Stated task:
Look through the data below and return each line where "that" appears.

Source records:
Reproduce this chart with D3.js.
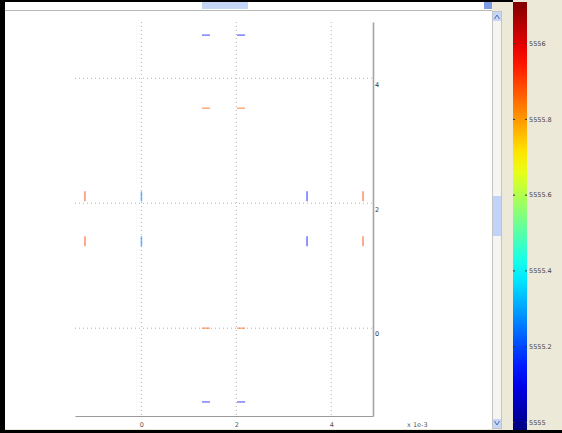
<!DOCTYPE html>
<html>
<head>
<meta charset="utf-8">
<script src="https://cdn.jsdelivr.net/npm/d3@7"></script>
<style>
  body { margin: 0; background: #ECE9D8; }
  text { font-family: "DejaVu Sans", sans-serif; }
</style>
</head>
<body>
<div id="my_dataviz"></div>
<script>
// horizontal dashes (x in 1e-3 units)
var hx = [1.36, 2.10, 1.36, 2.10, 1.36, 2.10, 1.36, 2.10]
var hy = [4.69, 4.69, 3.52, 3.52, 0, 0, -1.18, -1.18]
var hv = [5555.14, 5555.14, 5555.86, 5555.86, 5555.86, 5555.86, 5555.14, 5555.14]
// vertical dashes
var vx = [-1.19, -1.19, 0, 0, 3.49, 3.49, 4.67, 4.67]
var vy = [2.11, 1.39, 2.11, 1.39, 2.11, 1.39, 2.11, 1.39]
var vv = [5555.9, 5555.9, 5555.25, 5555.25, 5555.14, 5555.14, 5555.9, 5555.9]

var xTicks = [0, 2, 4]
var yTicks = [0, 2, 4]
var cTicks = [5555, 5555.2, 5555.4, 5555.6, 5555.8, 5556]
var cLabels = ["5555", "5555.2", "5555.4", "5555.6", "5555.8", "5556"]
var clim = [5554.98, 5556.11]

var W = 562, H = 433

var svg = d3.select("#my_dataviz")
    .append("svg")
    .attr("width", W)
    .attr("height", H)

// window background
svg.append("rect").attr("width", W).attr("height", H).attr("fill", "#ECE9D8")
svg.append("rect").attr("x", 5).attr("y", 2).attr("width", 487).attr("height", 427).attr("fill", "#fff")

// top strip with scroll thumb
svg.append("line").attr("x1", 5).attr("x2", 492).attr("y1", 10.5).attr("y2", 10.5)
    .attr("stroke", "#b8b8b8")
svg.append("rect").attr("x", 202).attr("y", 2).attr("width", 46).attr("height", 7)
    .attr("fill", "#C3D4F6")
svg.append("rect").attr("x", 484).attr("y", 2).attr("width", 8).attr("height", 7)
    .attr("fill", "#7C9BE2")

// vertical scrollbar
var sb = svg.append("g")
sb.append("rect").attr("x", 492.5).attr("y", 11.5).attr("width", 9).attr("height", 417)
    .attr("fill", "#F6F5F0").attr("stroke", "#c4c4c4")
sb.append("rect").attr("x", 493).attr("y", 12).attr("width", 8).attr("height", 9).attr("fill", "#C6D6F8")
sb.append("rect").attr("x", 493).attr("y", 419).attr("width", 8).attr("height", 9).attr("fill", "#C6D6F8")
sb.append("path").attr("d", "M494.5,19 L497,15 L499.5,19").attr("fill", "none").attr("stroke", "#5070b0")
sb.append("path").attr("d", "M494.5,421 L497,425 L499.5,421").attr("fill", "none").attr("stroke", "#5070b0")
sb.append("rect").attr("x", 493).attr("y", 196).attr("width", 8).attr("height", 40).attr("fill", "#C1D3FB")

// scales
var x = d3.scaleLinear().domain([-1.4, 4.88]).range([75, 373])
var y = d3.scaleLinear().domain([-1.405, 4.9]).range([416, 22])

function jet(t) {
    var c = function (v) { return Math.max(0, Math.min(1, v)) }
    var r = c(1.5 - Math.abs(4 * t - 3)), g = c(1.5 - Math.abs(4 * t - 2)), b = c(1.5 - Math.abs(4 * t - 1))
    return d3.rgb(r * 255, g * 255, b * 255).toString()
}
var color = d3.scaleLinear().domain(clim).range([0, 1]).clamp(true)

// grid
var grid = svg.append("g").attr("stroke", "#b4b4b4").attr("stroke-dasharray", "1,3")
grid.selectAll(".gx").data(xTicks).enter().append("line")
    .attr("x1", function (d) { return x(d) }).attr("x2", function (d) { return x(d) })
    .attr("y1", y.range()[1]).attr("y2", y.range()[0])
grid.selectAll(".gy").data(yTicks).enter().append("line")
    .attr("y1", function (d) { return y(d) }).attr("y2", function (d) { return y(d) })
    .attr("x1", x.range()[0]).attr("x2", x.range()[1])

// axes
var xAxis = svg.append("g")
    .attr("transform", "translate(0,416)")
    .call(d3.axisBottom(x).tickValues(xTicks).tickFormat(d3.format("d")).tickSize(0).tickPadding(6).tickSizeOuter(0))
xAxis.select(".domain").attr("stroke", "#9a9a9a").attr("stroke-width", 1.2)
xAxis.selectAll("text").attr("font-size", 6.5).attr("fill", "#555")

var yAxis = svg.append("g")
    .attr("transform", "translate(373,0)")
    .call(d3.axisRight(y).tickValues(yTicks).tickFormat(d3.format("d")).tickSize(0).tickPadding(2).tickSizeOuter(0))
yAxis.select(".domain").attr("stroke", "#a4a4a4").attr("stroke-width", 1.6)
yAxis.selectAll("text").attr("font-size", 6.5).attr("fill", "#333").attr("dy", "1.2em")

svg.append("text").attr("x", 407).attr("y", 427).attr("font-size", 6.5).attr("fill", "#555")
    .text("x 1e-3")

// marks
svg.append("g").selectAll("line").data(d3.range(hx.length)).enter().append("line")
    .attr("x1", function (i) { return x(hx[i]) - 4 }).attr("x2", function (i) { return x(hx[i]) + 4 })
    .attr("y1", function (i) { return y(hy[i]) }).attr("y2", function (i) { return y(hy[i]) })
    .attr("stroke", function (i) { return jet(color(hv[i])) })
    .attr("stroke-width", 1.6).attr("stroke-opacity", 0.5)
svg.append("g").selectAll("line").data(d3.range(vx.length)).enter().append("line")
    .attr("x1", function (i) { return x(vx[i]) }).attr("x2", function (i) { return x(vx[i]) })
    .attr("y1", function (i) { return y(vy[i]) - 5 }).attr("y2", function (i) { return y(vy[i]) + 5 })
    .attr("stroke", function (i) { return jet(color(vv[i])) })
    .attr("stroke-width", 1.6).attr("stroke-opacity", 0.55)

// colorbar
var cy = d3.scaleLinear().domain(clim).range([430, 2])
var defs = svg.append("defs")
var grad = defs.append("linearGradient").attr("id", "jet")
    .attr("x1", 0).attr("y1", 1).attr("x2", 0).attr("y2", 0)
grad.selectAll("stop").data(d3.range(0, 1.001, 0.05)).enter().append("stop")
    .attr("offset", function (d) { return d })
    .attr("stop-color", function (d) { return jet(d) })
svg.append("rect").attr("x", 513).attr("y", cy.range()[1]).attr("width", 14)
    .attr("height", cy.range()[0] - cy.range()[1]).attr("fill", "url(#jet)")
var cb = svg.append("g").selectAll("g").data(cTicks).enter().append("g")
    .attr("transform", function (d) { return "translate(0," + cy(d) + ")" })
cb.append("line").attr("x1", 513).attr("x2", 515).attr("stroke", "#333")
cb.append("line").attr("x1", 525).attr("x2", 527).attr("stroke", "#333")
cb.append("text").attr("x", 529).attr("dy", "0.35em").attr("font-size", 6.5).attr("fill", "#444")
    .text(function (d, i) { return cLabels[i] })

// black frame edges
svg.append("rect").attr("x", 0).attr("y", 0).attr("width", 5).attr("height", H).attr("fill", "#000")
svg.append("rect").attr("x", 0).attr("y", 0).attr("width", 513).attr("height", 2).attr("fill", "#000")
svg.append("rect").attr("x", 0).attr("y", 430).attr("width", W).attr("height", 3).attr("fill", "#000")
</script>
</body>
</html>
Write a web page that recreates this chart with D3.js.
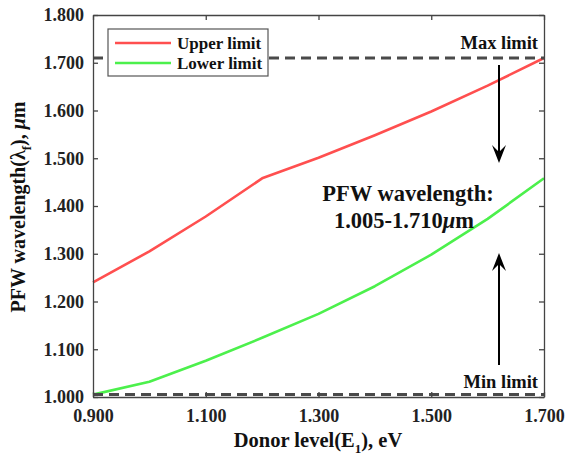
<!DOCTYPE html>
<html><head><meta charset="utf-8">
<script src="https://cdn.jsdelivr.net/npm/d3@7/dist/d3.min.js"></script>
<style>body{margin:0;background:#fff}</style>
</head><body><svg id="c" width="567" height="459"></svg>
<script>
const donorLevels = [0.9, 1.0, 1.1, 1.2, 1.3, 1.4, 1.5, 1.6, 1.7];
const upperLimit = [1.240, 1.305, 1.378, 1.458, 1.501, 1.548, 1.598, 1.652, 1.710];
const lowerLimit = [1.005, 1.032, 1.076, 1.124, 1.174, 1.232, 1.298, 1.373, 1.458];
const maxLimit = 1.710, minLimit = 1.005;
const xTicks = [0.9, 1.1, 1.3, 1.5, 1.7];
const yTicks = [1.0, 1.1, 1.2, 1.3, 1.4, 1.5, 1.6, 1.7, 1.8];
const seriesNames = ["Upper limit", "Lower limit"];
const seriesColors = ["#ff4f4f", "#4cf04c"];

const FONT = "'Liberation Serif', 'Times New Roman', Tinos, serif";
const svg = d3.select("#c");
const L = 93, R = 544, T = 15, B = 397;
const x = d3.scaleLinear().domain([0.9, 1.7]).range([L, R]);
const y = d3.scaleLinear().domain([1.0, 1.8]).range([B, T]);
const axisCol = "#444";

function txt(sel, size) {
  return sel.attr("font-family", FONT).style("font-family", FONT).attr("font-weight", "bold")
    .style("font-weight", "bold").style("font-size", size + "px").attr("fill", "#111");
}

// data lines
const line = d3.line().x((d, i) => x(donorLevels[i])).y(d => y(d));
[upperLimit, lowerLimit].forEach((s, k) => {
  svg.append("path").attr("d", line(s)).attr("fill", "none")
    .attr("stroke", seriesColors[k]).attr("stroke-width", 2.6).attr("stroke-linejoin", "round");
});

// limit dashed lines
[maxLimit, minLimit].forEach(v => {
  svg.append("line").attr("x1", L).attr("x2", R).attr("y1", y(v)).attr("y2", y(v))
    .attr("stroke", "#4a4a4a").attr("stroke-width", 3).attr("stroke-dasharray", "10,6");
});

// axes
const fmt = d3.format(".3f");
const gx = svg.append("g").attr("transform", `translate(0,${B})`)
  .call(d3.axisBottom(x).tickValues(xTicks).tickFormat(fmt).tickSizeInner(-5).tickSizeOuter(0).tickPadding(12));
const gxt = svg.append("g").attr("transform", `translate(0,${T})`)
  .call(d3.axisTop(x).tickValues(xTicks).tickFormat("").tickSizeInner(-5).tickSizeOuter(0));
const gy = svg.append("g").attr("transform", `translate(${L},0)`)
  .call(d3.axisLeft(y).tickValues(yTicks).tickFormat(fmt).tickSizeInner(-5).tickSizeOuter(0).tickPadding(9));
const gyr = svg.append("g").attr("transform", `translate(${R},0)`)
  .call(d3.axisRight(y).tickValues(yTicks).tickFormat("").tickSizeInner(-5).tickSizeOuter(0));
[gx, gxt, gy, gyr].forEach(g => {
  g.attr("font-family", FONT);
  g.select(".domain").attr("stroke", axisCol).attr("stroke-width", 1.3);
  g.selectAll(".tick line").attr("stroke", axisCol).attr("stroke-width", 1.3);
  txt(g.selectAll("text"), 18).attr("fill", "#222");
});

// axis labels
const xl = txt(svg.append("text").attr("x", 318).attr("y", 447).attr("text-anchor", "middle"), 20.5);
xl.append("tspan").text("Donor level(E");
xl.append("tspan").text("1").attr("dy", 6).style("font-size", "13px");
xl.append("tspan").text("), eV").attr("dy", -6);

const yl = txt(svg.append("text").attr("transform", "translate(25,207) rotate(-90)").attr("text-anchor", "middle"), 20);
yl.append("tspan").text("PFW wavelength(λ");
yl.append("tspan").text("f").attr("dy", 6).style("font-size", "13px");
yl.append("tspan").text("), ").attr("dy", -6);
yl.append("tspan").text("μ").style("font-style", "italic");
yl.append("tspan").text("m");

// legend
svg.append("rect").attr("x", 108).attr("y", 29).attr("width", 160).attr("height", 47)
  .attr("fill", "#fff").attr("stroke", "#555").attr("stroke-width", 1.2);
seriesNames.forEach((n, k) => {
  const yy = 43 + k * 20;
  svg.append("line").attr("x1", 115).attr("x2", 171).attr("y1", yy).attr("y2", yy)
    .attr("stroke", seriesColors[k]).attr("stroke-width", 2.6);
  txt(svg.append("text").attr("x", 177).attr("y", yy + 5.5).text(n), 17);
});

// annotations
txt(svg.append("text").attr("x", 538).attr("y", 49).attr("text-anchor", "end").text("Max limit"), 18.5);
txt(svg.append("text").attr("x", 538).attr("y", 388).attr("text-anchor", "end").text("Min limit"), 18.5);
txt(svg.append("text").attr("x", 408).attr("y", 201).attr("text-anchor", "middle").text("PFW wavelength:"), 22.5);
const t2 = txt(svg.append("text").attr("x", 404).attr("y", 228).attr("text-anchor", "middle"), 22.5);
t2.append("tspan").text("1.005-1.710");
t2.append("tspan").text("μ").style("font-style", "italic");
t2.append("tspan").text("m");

// arrows
function arrow(x0, y0, y1) {
  const dir = Math.sign(y1 - y0);
  svg.append("line").attr("x1", x0).attr("x2", x0).attr("y1", y0).attr("y2", y1 - dir * 8)
    .attr("stroke", "#000").attr("stroke-width", 2);
  const hl = 18, hw = 7, notch = 11;
  const p = [[x0, y1], [x0 - hw, y1 - dir * hl], [x0, y1 - dir * notch], [x0 + hw, y1 - dir * hl]];
  svg.append("path").attr("d", "M" + p.map(d => d.join(",")).join("L") + "Z").attr("fill", "#000");
}
arrow(499, 65, 163);
arrow(499, 365, 253);
</script></body></html>
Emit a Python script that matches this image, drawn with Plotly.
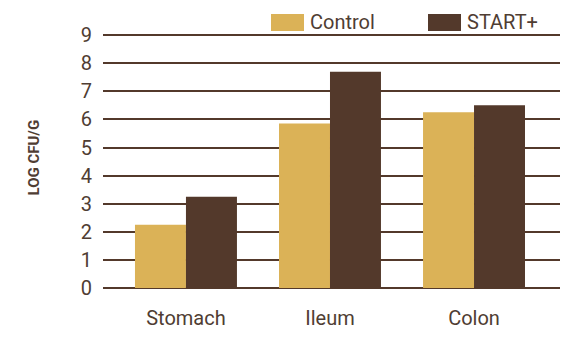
import plotly.graph_objects as go

categories = ["Stomach", "Ileum", "Colon"]
control = [2.25, 5.85, 6.25]
start_plus = [3.25, 7.7, 6.5]
series_names = ["Control", "START+"]
y_ticks = list(range(0, 10))
y_title = "LOG CFU/G"

GOLD = "#DBB257"
BROWN = "#53392B"
TEXT = "#4F3D33"

W, H = 581, 341
L, R, T, B = 103, 21, 33, 53
PW, PH = W - L - R, H - T - B
UNIT = 252.9 / 9.0
Y_TOP = PH / UNIT

def px_x(p):
    return (p - L) / PW

def px_y(p):
    return (H - B - p) / PH

fig = go.Figure()
fig.add_trace(go.Bar(x=categories, y=control, name=series_names[0],
                     marker=dict(color=GOLD, line=dict(width=0))))
fig.add_trace(go.Bar(x=categories, y=start_plus, name=series_names[1],
                     marker=dict(color=BROWN, line=dict(width=0))))

fig.update_layout(
    width=W, height=H,
    margin=dict(l=L, r=R, t=T, b=B, pad=0),
    paper_bgcolor="white", plot_bgcolor="white",
    barmode="group", bargap=0.292, bargroupgap=0,
    showlegend=False,
    font=dict(family="Roboto", size=20, color=TEXT),
)
fig.update_xaxes(range=[-0.576, 2.597], showgrid=False, zeroline=False,
                 showline=False, ticks="", ticklabelstandoff=16,
                 tickfont=dict(family="Roboto", size=20, color=TEXT))
fig.update_yaxes(range=[0, Y_TOP], tickvals=y_ticks, ticktext=[str(v) for v in y_ticks],
                 showgrid=True, gridcolor=BROWN, gridwidth=2,
                 zeroline=True, zerolinecolor=BROWN, zerolinewidth=2,
                 showline=False, ticks="", ticklabelstandoff=10,
                 tickfont=dict(family="Roboto", size=20, color=TEXT))

# axis title
fig.add_annotation(text=f"<b>{y_title}</b>", xref="paper", yref="paper",
                   x=px_x(33), y=px_y(157.5), xanchor="center", yanchor="middle",
                   textangle=-90, showarrow=False,
                   font=dict(family="Roboto", size=15, color=TEXT))

# legend built from shapes + text
legend_items = [(series_names[0], GOLD, 271, 304, 310), (series_names[1], BROWN, 428, 461, 467)]
for name, col, x0, x1, tx in legend_items:
    fig.add_shape(type="rect", xref="paper", yref="paper",
                  x0=px_x(x0), x1=px_x(x1), y0=px_y(31), y1=px_y(14),
                  fillcolor=col, line=dict(width=0), layer="above")
    fig.add_annotation(text=name, xref="paper", yref="paper",
                       x=px_x(tx - 2), y=px_y(22.5), xanchor="left", yanchor="middle",
                       showarrow=False, font=dict(family="Roboto", size=20, color=TEXT))

fig.write_html("out.html")
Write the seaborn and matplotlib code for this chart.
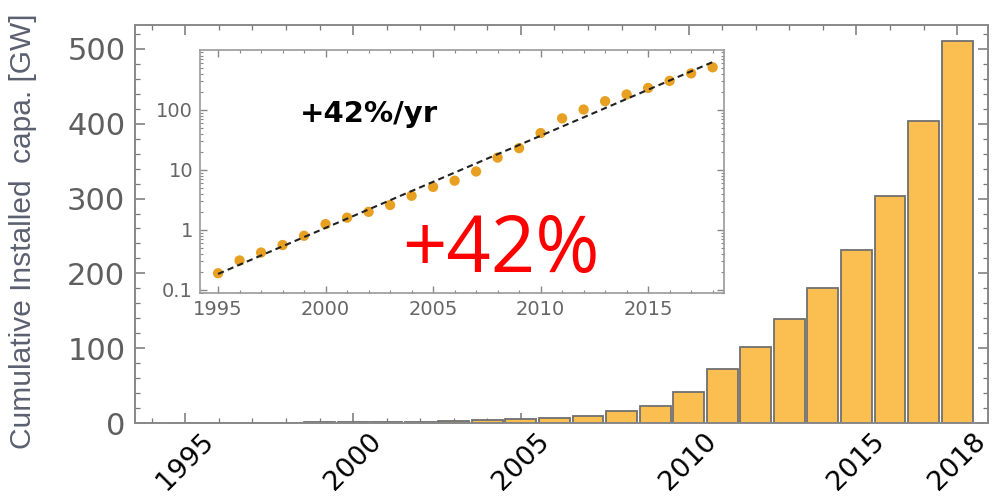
import matplotlib
matplotlib.use('Agg')
import matplotlib.pyplot as plt
import matplotlib.ticker as mticker
import seaborn as sns
import pandas as pd
import numpy as np

# Datos (capacidad acumulada en GW)
years = list(range(1995, 2019))
capacity_gw = [0.19, 0.31, 0.42, 0.56, 0.80, 1.25, 1.6, 2.0, 2.6, 3.7,
               5.2, 6.6, 9.4, 16, 23, 41, 72, 101, 139, 180,
               231, 303, 404, 510]

main_xticks = [1995, 2000, 2005, 2010, 2015, 2018]
main_yticks = [0, 100, 200, 300, 400, 500]
inset_xticks = [1995, 2000, 2005, 2010, 2015]
inset_yticks = [0.1, 1, 10, 100]
inset_ylabels = ['0.1', '1', '10', '100']

ylabel_text = 'Cumulative Installed  capa. [GW]'
rate_text = '+42%/yr'
big_text = '+42%'

df = pd.DataFrame({'year': years, 'capacity': capacity_gw})

# Ajuste exponencial (recta en escala log)
coef = np.polyfit(df['year'], np.log10(df['capacity']), 1)
df['fit'] = 10 ** np.polyval(coef, df['year'])

sns.set_style('ticks')
plt.rcParams['font.family'] = ['DejaVu Sans']

fig = plt.figure(figsize=(10.01, 4.99), dpi=100)

# Grafico principal de barras
ax = fig.add_axes([0.1349, 0.1523, 0.8521, 0.7977])
sns.barplot(data=df, x='year', y='capacity', native_scale=True, width=0.92,
            color='#FBBE50', saturation=1, edgecolor='#707070', linewidth=1.3,
            errorbar=None, ax=ax)
ax.set_xlim(1993.5, 2018.92)
ax.set_ylim(0, 532)
ax.set_xticks(main_xticks)
ax.set_xticklabels([str(y) for y in main_xticks])
ax.set_yticks(main_yticks)
ax.xaxis.set_minor_locator(mticker.MultipleLocator(1))
ax.yaxis.set_minor_locator(mticker.MultipleLocator(20))
ax.tick_params(which='both', direction='in', top=True, right=True, color='#777777')
ax.tick_params(which='major', length=7, width=1.1)
ax.tick_params(which='minor', length=3.5, width=0.9)
ax.tick_params(axis='y', labelsize=22, labelcolor='#5f5f5f', pad=7)
ax.tick_params(axis='x', labelsize=19.5, labelcolor='black', pad=4)
plt.setp(ax.get_xticklabels(), rotation=45, ha='center')
ax.set_xlabel('')
ax.set_ylabel('')
for s in ax.spines.values():
    s.set_color('#888888')
    s.set_linewidth(1.4)

fig.text(0.023, 0.1, ylabel_text, rotation=90, ha='center', va='bottom',
         fontsize=21.5, color='#5b6070', family=['Liberation Sans', 'DejaVu Sans'])

# Inserto en escala logaritmica
ins = fig.add_axes([0.1998, 0.4128, 0.5235, 0.487])
ins.set_facecolor('white')
sns.scatterplot(data=df, x='year', y='capacity', s=55, color='#E8A022',
                edgecolor='none', zorder=3, ax=ins)
sns.lineplot(data=df, x='year', y='fit', color='#222222', linewidth=1.5,
             linestyle=(0, (3, 2)), zorder=4, ax=ins)
ins.set_yscale('log')
ins.set_xlim(1994.16, 2018.53)
ins.set_ylim(0.089, 990)
ins.set_xticks(inset_xticks)
ins.set_xticklabels([str(y) for y in inset_xticks])
ins.set_yticks(inset_yticks)
ins.set_yticklabels(inset_ylabels)
ins.xaxis.set_minor_locator(mticker.MultipleLocator(1))
ins.yaxis.set_minor_locator(mticker.LogLocator(base=10, subs=np.arange(2, 10)))
ins.yaxis.set_minor_formatter(mticker.NullFormatter())
ins.tick_params(which='both', direction='in', top=True, right=True, color='#888888')
ins.tick_params(which='major', length=5, width=1)
ins.tick_params(which='minor', length=2.5, width=0.8)
ins.tick_params(axis='both', labelsize=14, labelcolor='#666666')
ins.tick_params(axis='x', pad=5)
ins.tick_params(axis='y', pad=5)
ins.set_xlabel('')
ins.set_ylabel('')
for s in ins.spines.values():
    s.set_color('#999999')
    s.set_linewidth(1.2)

ins.text(0.3225, 0.704, rate_text, transform=ins.transAxes, ha='center',
         va='baseline', fontsize=21, fontweight='bold', color='black')
ins.text(0.5735, 0.0864, big_text, transform=ins.transAxes, ha='center',
         va='baseline', fontsize=56, color='#FF0000', family=['Open Sans', 'DejaVu Sans'])

fig.savefig('out.png', dpi=100)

Reply to the exercise:
Write a web page that recreates this chart with D3.js.
Emit a Python script that matches this image, drawn with Plotly.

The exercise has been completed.